View Source Pdf.Reader.Result (ExPDF v1.0.1)

Unified extraction result returned by Pdf.Reader.read/2.

Shape

%Pdf.Reader.Result{
  meta: %{                              # document-level metadata
    title: "..." | nil,
    author: "..." | nil,
    subject: "..." | nil,
    keywords: "..." | nil,
    creator: "..." | nil,
    producer: "..." | nil,
    creation_date: "..." | nil,
    mod_date: "..." | nil,
    version: "1.7",
    page_count: 2,
    encrypted: false,
    recovery_log: [],                   # see Pdf.Reader.recovery_log/1
    raw: %{...}                         # the full Info-dict + XMP merge
  },
  pages: [
    %Pdf.Reader.Result.Page{
      number: 1,                        # 1-indexed
      meta: %{},                        # reserved for page-level info
      lines: [%Pdf.Reader.Line{}, ...]  # text + image lines, top-to-bottom
    },
    ...
  ]
}

Each line's tokens carry :kind and :shape so the caller can tell whether each token is text, link, email or image — see Pdf.Reader.Line and Pdf.Reader.Shape.

Standard PDF 1.7 (ISO 32000-1) Info-dictionary keys are normalised to atom keys (:title, :author, etc.) for ergonomic access.

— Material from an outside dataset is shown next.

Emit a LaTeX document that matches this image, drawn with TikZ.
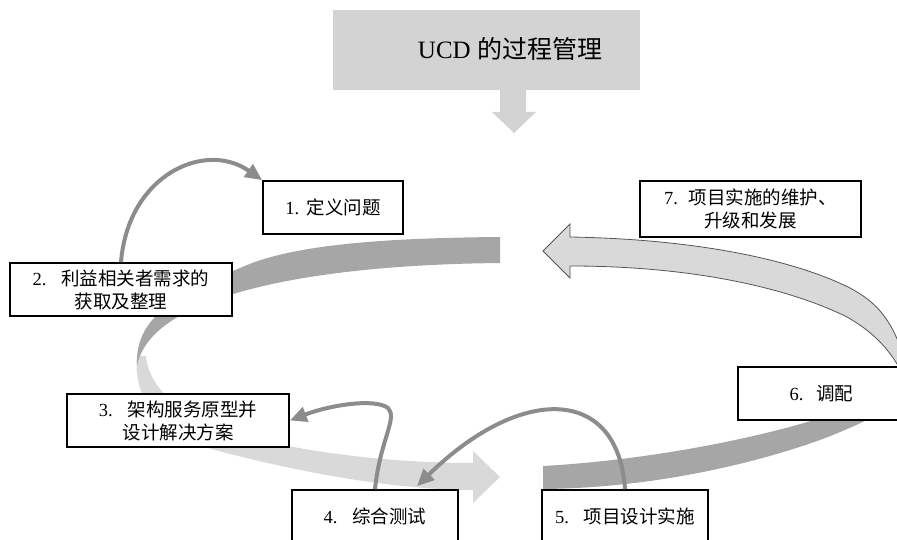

The raw string-keyed map (Info ∪ XMP) is preserved at meta.raw so callers that need vendor-specific fields (e.g. Oracle XML Publisher's "Type" key) can still retrieve them.

Spec references

PDF 1.7 § 14.3.3 — Document Information Dictionary (Info entries): https://opensource.adobe.com/dc-acrobat-sdk-docs/standards/pdfstandards/pdf/PDF32000_2008.pdf
PDF 1.7 § 14.3.2 — Metadata Streams (XMP)
PDF 1.7 § 7.7.3 — Page Tree

Summary

Types

t()

Types

t()

@type t() :: %Pdf.Reader.Result{meta: map(), pages: [Pdf.Reader.Result.Page.t()]}